Accessed by an invitation-only ferry, Fisher Island is one of the most expensive Zip Codes in the U.S. , just under New York City, Atherton in California, and the Hamptons.
A History of Grandeur
Fisher Island didn’t exist until 1906, when the Government Cut project separated it from the mainland to create a canal. Dana Dorsey, Florida’s first black millionaire, bought it in 1918, but sold it a year later. Carl Fisher owned the real estate company that acquired the land and gave the island his name.
The 198-acre island then changed hands again, less than a decade later in an infamous bet with William Kissam Vanderbilt II. Fisher’s deal (“my island for your boat”) referred to Vanderbilt’s 250-foot yacht. In his defense, he only traded seven acres, keeping some for himself.
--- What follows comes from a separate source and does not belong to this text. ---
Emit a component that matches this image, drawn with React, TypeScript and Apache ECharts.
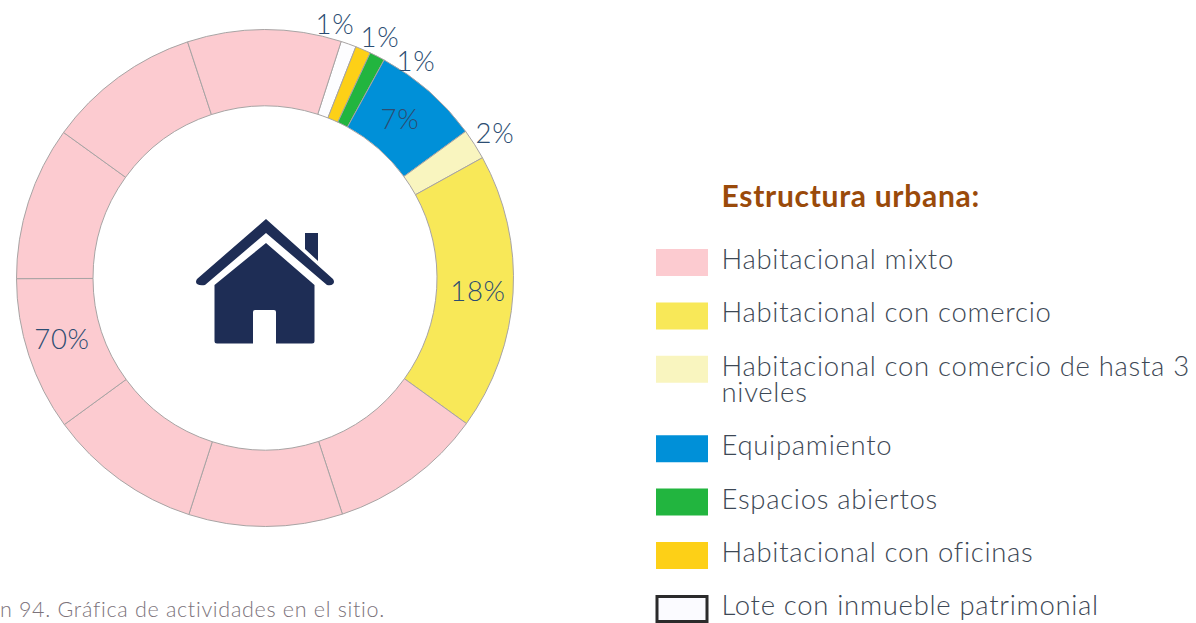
import React, { useEffect, useRef } from "react";
import * as echarts from "echarts";

const FONT = "Lato";
const sliceNames = ["Lote con inmueble patrimonial", "Habitacional con oficinas", "Espacios abiertos", "Equipamiento", "Habitacional con comercio de hasta 3 niveles", "Habitacional con comercio"];
const sliceValues = [1, 1, 1, 7, 2, 18];
const sliceColors = ["#fdfdff", "#fdd017", "#22b53f", "#0090d8", "#f9f5bf", "#f8e858"];
const sliceLabels = ["1%", "1%", "1%", "7%", "2%", "18%"];
const pinkName = "Habitacional mixto";
const pinkValues = [10, 10, 10, 10, 10, 10, 10];
const pinkLabels = ["", "", "", "70%", "", "", ""];
const pinkColor = "#fccbd0";
const legendRows = [
  { text: "Habitacional mixto", color: "#fccbd0" },
  { text: "Habitacional con comercio", color: "#f8e858" },
  { text: "Habitacional con comercio de hasta 3\nniveles", color: "#f9f5bf" },
  { text: "Equipamiento", color: "#0090d8" },
  { text: "Espacios abiertos", color: "#22b53f" },
  { text: "Habitacional con oficinas", color: "#fdd017" },
  { text: "Lote con inmueble patrimonial", color: "#fbfbff" },
];
const legendTitle = "Estructura urbana:";
const caption = "Imagen 94. Gráfica de actividades en el sitio.";
const labelSpots: Record<number, [number, number]> = {
  0: [335, 23],
  1: [380, 36],
  2: [416, 60],
  3: [400, 118],
  4: [495, 132],
  5: [478, 290],
  9: [62, 338],
};

const HOUSE =
  "M266 219 L333 279 Q335 282 333 284 Q331 286 327 285 L266 233 L205 285 Q200 286 197 284 Q195 282 197 279 Z " +
  "M305 233 L318 233 L318 261 L305 249 Z " +
  "M266 243 L314.5 285 L314.5 341 Q314.5 343.5 312 343.5 L276 343.5 L276 312 Q276 310 274 310 L255 310 Q253 310 253 312 L253 343.5 L217 343.5 Q214.5 343.5 214.5 341 L214.5 285 Z";

echarts.graphic.registerShape("house", echarts.graphic.extendPath(HOUSE, {}) as any);

export default function App() {
  const ref = useRef<HTMLDivElement>(null);
  useEffect(() => {
    if (!ref.current) return;
    document.body.style.margin = "0";
    const chart = echarts.init(ref.current, undefined, { renderer: "svg" });

    const data = [
      ...sliceValues.map((value, i) => ({
        name: sliceNames[i],
        value,
        itemStyle: { color: sliceColors[i] },
        label: { show: true, formatter: sliceLabels[i], position: "inside" as const },
      })),
      ...pinkValues.map((value, i) => ({
        name: pinkName,
        value,
        itemStyle: { color: pinkColor },
        label: { show: pinkLabels[i] !== "", formatter: pinkLabels[i], position: "inside" as const },
      })),
    ];

    const rowHeight = 53.4;
    const lineHeight = 26;
    const legendGraphics: any[] = [];
    let y = 262;
    legendRows.forEach((row, i) => {
      const last = i === legendRows.length - 1;
      legendGraphics.push({
        type: "rect",
        shape: { x: last ? 657 : 656, y: y - 13 + (last ? 1 : 0), width: last ? 50 : 52, height: last ? 25 : 27 },
        style: { fill: row.color, stroke: last ? "#2b2b2b" : undefined, lineWidth: last ? 3 : 0 },
      });
      legendGraphics.push({
        type: "text",
        x: 721.5,
        y: y - 16.5,
        style: { text: row.text, fill: "#3d4855", font: `300 27.5px ${FONT}`, lineHeight, verticalAlign: "top", align: "left" },
      });
      y += rowHeight + (row.text.includes("\n") ? lineHeight : 0);
    });

    chart.setOption({
      animation: false,
      series: [
        {
          type: "pie",
          silent: true,
          center: [265, 278],
          radius: [172, 248.5],
          startAngle: 72.15,
          clockwise: true,
          avoidLabelOverlap: false,
          data,
          itemStyle: { borderColor: "#a8a4a4", borderWidth: 1 },
          label: { color: "#2c4d72", fontFamily: FONT, fontWeight: 300, fontSize: 27.5 },
          labelLine: { show: false },
          labelLayout: (p: any) => {
            const spot = labelSpots[p.dataIndex];
            return spot ? { x: spot[0], y: spot[1], align: "center", verticalAlign: "middle" } : {};
          },
        },
      ],
      graphic: [
        { type: "house", x: 0, y: 0, style: { fill: "#1e2d55" } },
        { type: "text", x: 721.5, y: 195, style: { text: legendTitle, fill: "#9a4a0a", font: `bold 30px ${FONT}`, verticalAlign: "middle" } },
        { type: "text", x: 385, y: 609, style: { text: caption, fill: "#7c737b", font: `300 21.5px ${FONT}`, align: "right", verticalAlign: "middle" } },
        ...legendGraphics,
      ],
    });
    return () => chart.dispose();
  }, []);
  return <div ref={ref} style={{ position: "absolute", left: 0, top: 0, width: 1196, height: 623, letterSpacing: "0.7px" }} />;
}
So began a legacy of wealth and indulgence on Fisher Island. Vanderbilt spent the following decades building on the island, including the 19-bedroom mansion that stands there today.
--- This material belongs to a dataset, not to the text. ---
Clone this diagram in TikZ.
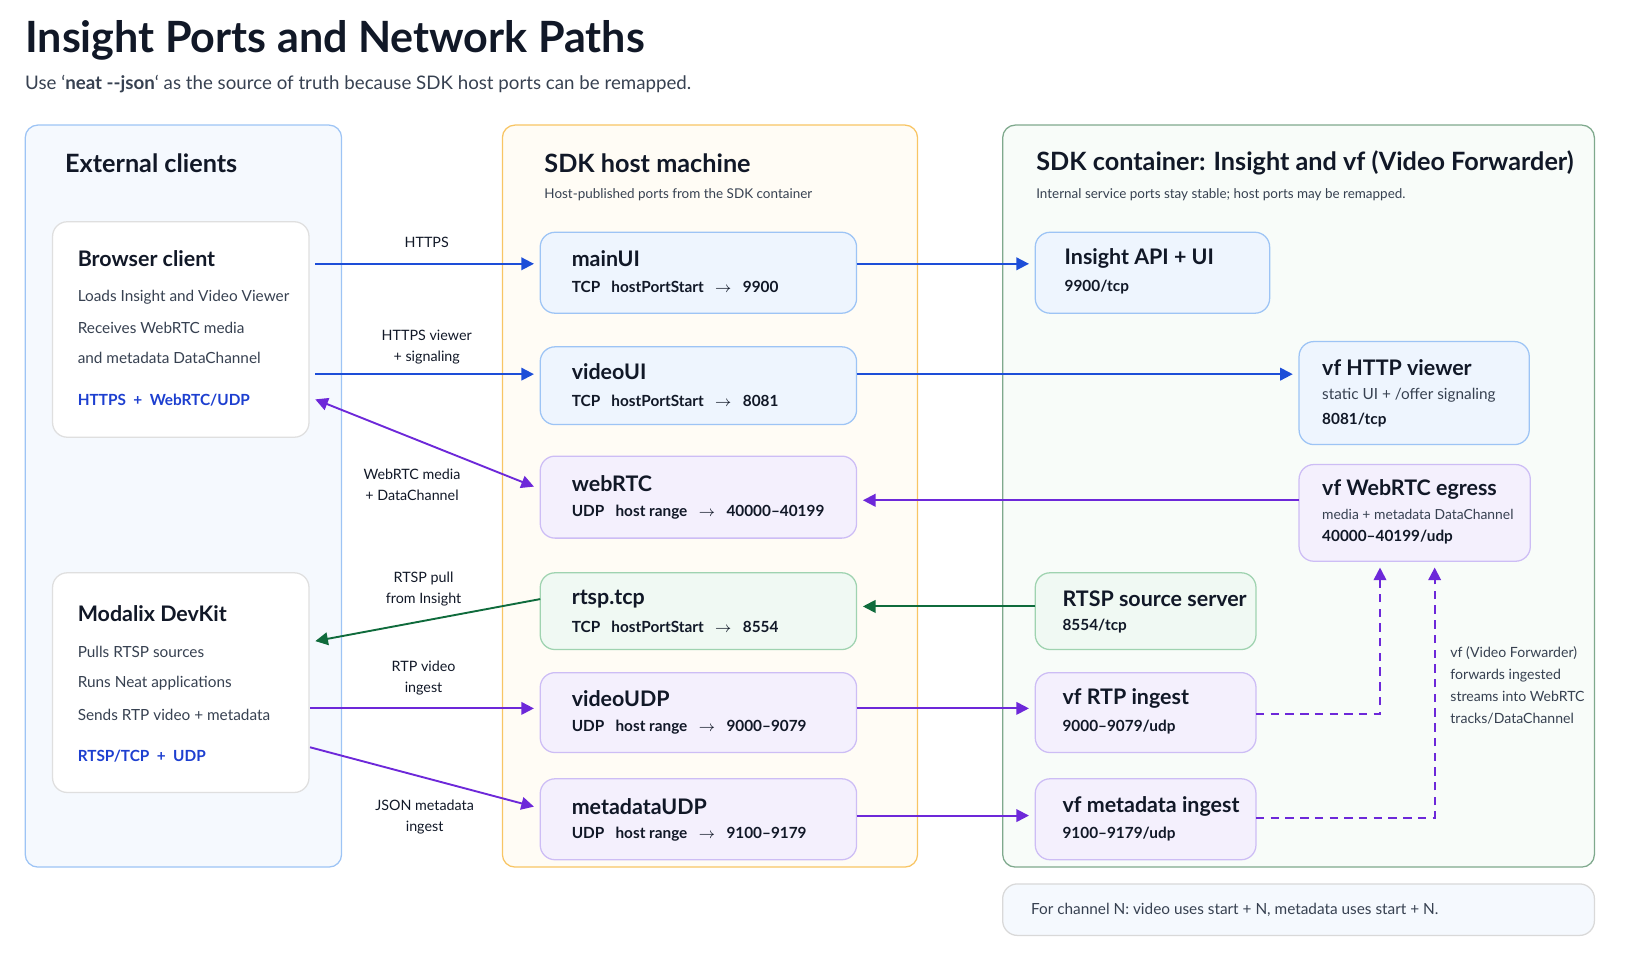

When Vanderbilt passed in 1944, the property eventually ended up in the hands of “Speed Boat King” Garfield Woods. He worked there for twenty-five years and added the Garwood.
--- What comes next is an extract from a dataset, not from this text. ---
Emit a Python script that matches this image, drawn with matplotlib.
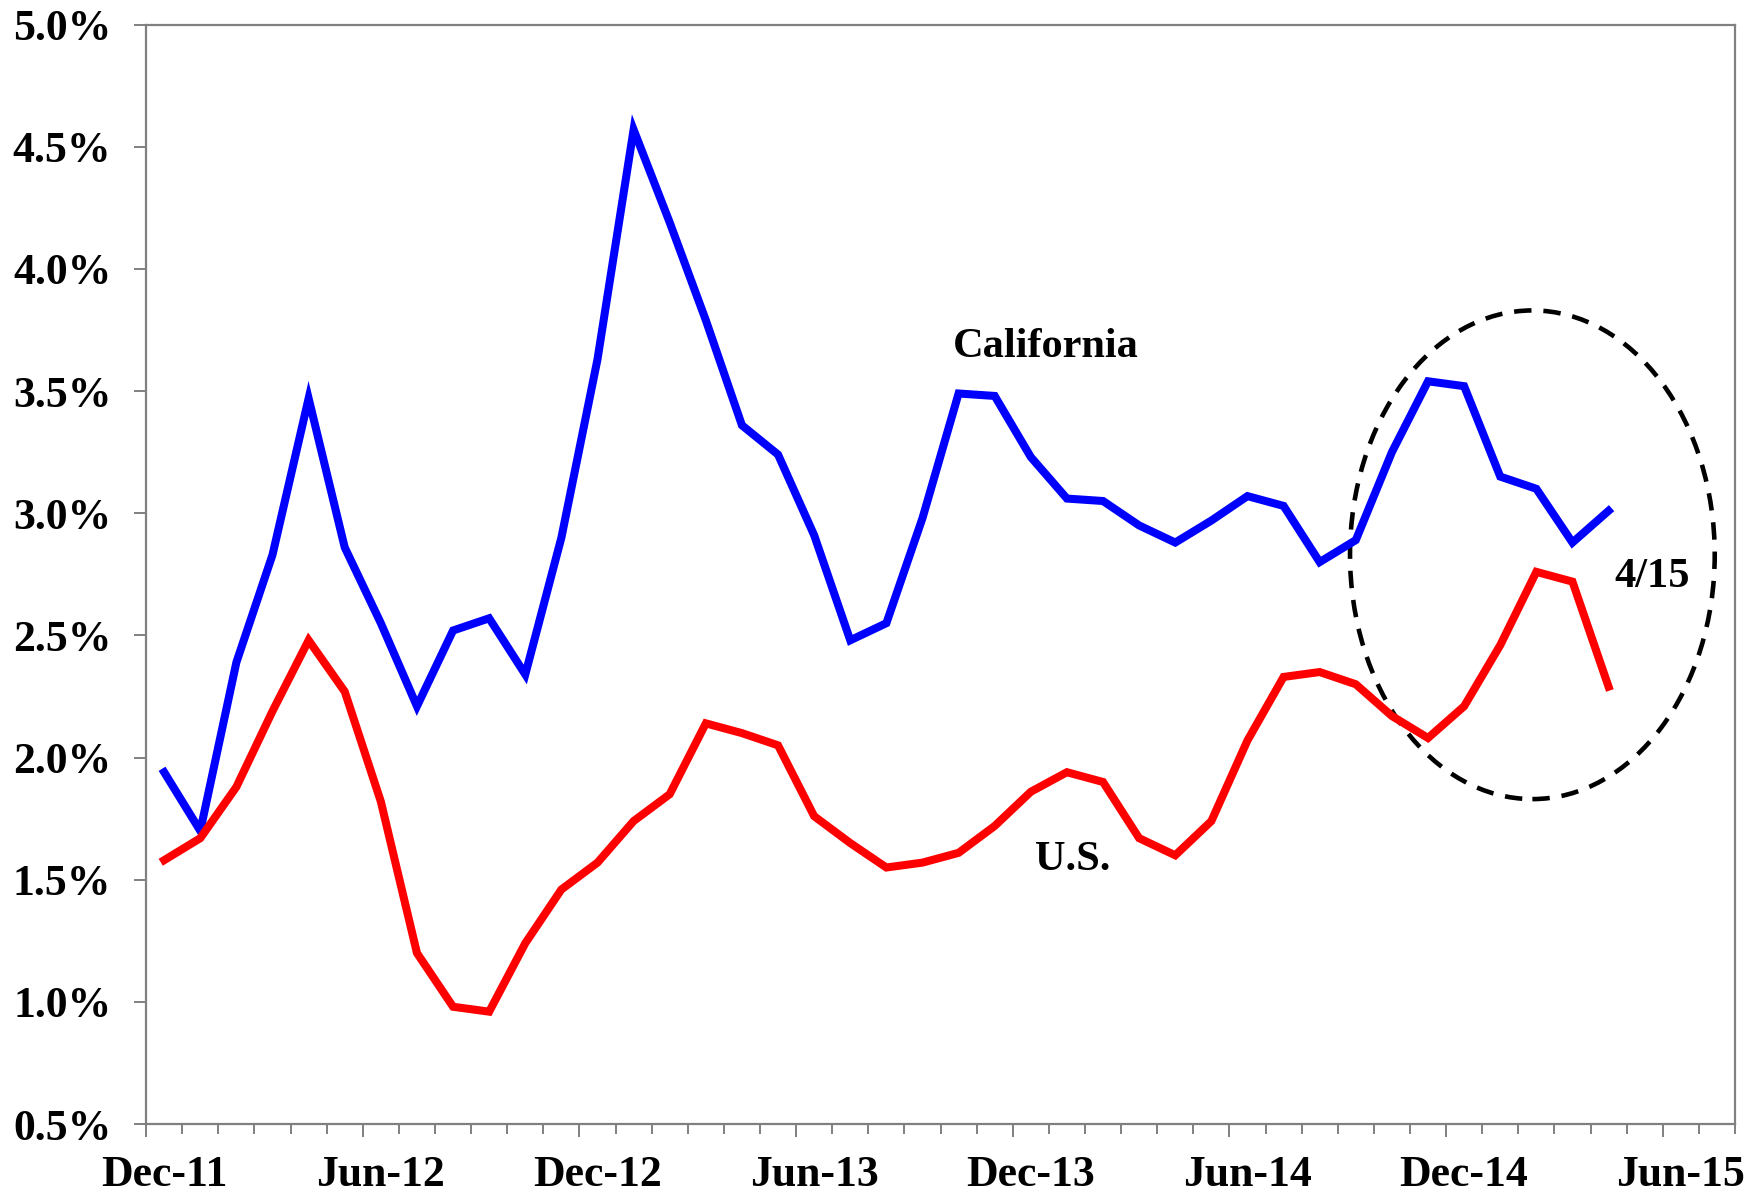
import numpy as np
import pandas as pd
import matplotlib
matplotlib.use("Agg")
import matplotlib.pyplot as plt
import matplotlib.transforms as mtransforms
from matplotlib.patches import Ellipse
from matplotlib.ticker import FixedLocator, MultipleLocator, FuncFormatter

# =========================================================
# DATA (year-over-year job growth, monthly Dec-11 .. Apr-15)
# =========================================================

months = pd.period_range("2011-12", "2015-04", freq="M")

california = [
    1.94, 1.70, 2.39, 2.83, 3.47, 2.86, 2.55, 2.21, 2.52, 2.57,
    2.34, 2.90, 3.63, 4.57, 4.19, 3.79, 3.36, 3.24, 2.91, 2.48,
    2.55, 2.98, 3.49, 3.48, 3.23, 3.06, 3.05, 2.95, 2.88, 2.97,
    3.07, 3.03, 2.80, 2.89, 3.25, 3.54, 3.52, 3.15, 3.10, 2.88,
    3.01,
]

us = [
    1.58, 1.67, 1.88, 2.19, 2.48, 2.27, 1.82, 1.20, 0.98, 0.96,
    1.24, 1.46, 1.57, 1.74, 1.85, 2.14, 2.10, 2.05, 1.76, 1.65,
    1.55, 1.57, 1.61, 1.72, 1.86, 1.94, 1.90, 1.67, 1.60, 1.74,
    2.07, 2.33, 2.35, 2.30, 2.17, 2.08, 2.21, 2.46, 2.76, 2.72,
    2.29,
]

tick_labels = ["Dec-11", "Jun-12", "Dec-12", "Jun-13",
               "Dec-13", "Jun-14", "Dec-14", "Jun-15"]

# months counted from Dec-11, points sit mid-month
x = np.arange(len(months)) + 0.5

# =========================================================
# FIGURE
# =========================================================

plt.rcParams["font.family"] = ["Liberation Serif", "DejaVu Serif"]
plt.rcParams["font.weight"] = "bold"

fig = plt.figure(figsize=(17.5, 11.93), dpi=100)
ax = fig.add_axes([0.0835, 0.0578, 0.9079, 0.9216])

ax.plot(x, california, color="#0000ff", linewidth=5.8, solid_joinstyle="miter")
ax.plot(x, us, color="#ff0000", linewidth=5.8, solid_joinstyle="miter")

# dashed ellipse around latest months
ell = Ellipse((38.39, 2.83), width=10.1, height=2.0, fill=False,
              edgecolor="black", linewidth=3.3, linestyle=(0, (3.8, 2.6)))
ax.add_patch(ell)

ax.text(24.92, 3.68, "California", fontsize=30.5, fontweight="bold",
        ha="center", va="center")
ax.text(25.66, 1.58, "U.S.", fontsize=30.5, fontweight="bold",
        ha="center", va="center")
ax.text(41.72, 2.74, "4/15", fontsize=30.5, fontweight="bold",
        ha="center", va="center")

# =========================================================
# AXES
# =========================================================

ax.set_xlim(0, 44)
ax.set_ylim(0.5, 5.0)

ax.xaxis.set_major_locator(FixedLocator(np.arange(0, 43, 6)))
ax.xaxis.set_minor_locator(MultipleLocator(1))
ax.set_xticklabels(tick_labels)

ax.yaxis.set_major_locator(MultipleLocator(0.5))
ax.yaxis.set_major_formatter(FuncFormatter(lambda v, p: f"{v:.1f}%"))

for s in ax.spines.values():
    s.set_color("#808080")
    s.set_linewidth(1.6)

ax.tick_params(axis="x", which="major", direction="out", length=9,
               width=1.4, color="#808080", pad=13, labelsize=31.5)
ax.tick_params(axis="x", which="minor", direction="out", length=7,
               width=1.4, color="#808080")
ax.tick_params(axis="y", which="major", direction="out", length=9,
               width=1.4, color="#808080", pad=16, labelsize=31.5)

# date labels sit under the middle of the month, like the source
shift = mtransforms.ScaledTranslation(0.18, 0, fig.dpi_scale_trans)
for lbl in ax.get_xticklabels():
    lbl.set_fontweight("bold")
    lbl.set_transform(lbl.get_transform() + shift)
for lbl in ax.get_yticklabels():
    lbl.set_fontweight("bold")

fig.savefig("out.png", dpi=100)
Lounge, which still operates in the Fisher Island club today. Woods sold to an investment group in 1971, who partnered with developers to create more usable property. Finally, The Fisher Island Club opened in 1987.
An Exclusive Island Community
Fisher Island’s expensive reputation comes from a history of wealthy owners and its current world-class amenities. The recently-renovated Vanderbilt mansion serves as the island’s main attraction.
Club members gain regular access to the golf course, spa, beach club, even an aviary. Enough Fisher Island residents stay in the 700 homes all year round that a small school had to be added. Nonetheless, many of the world’s rich and famous travel to Fisher Island for a serene, private retreat.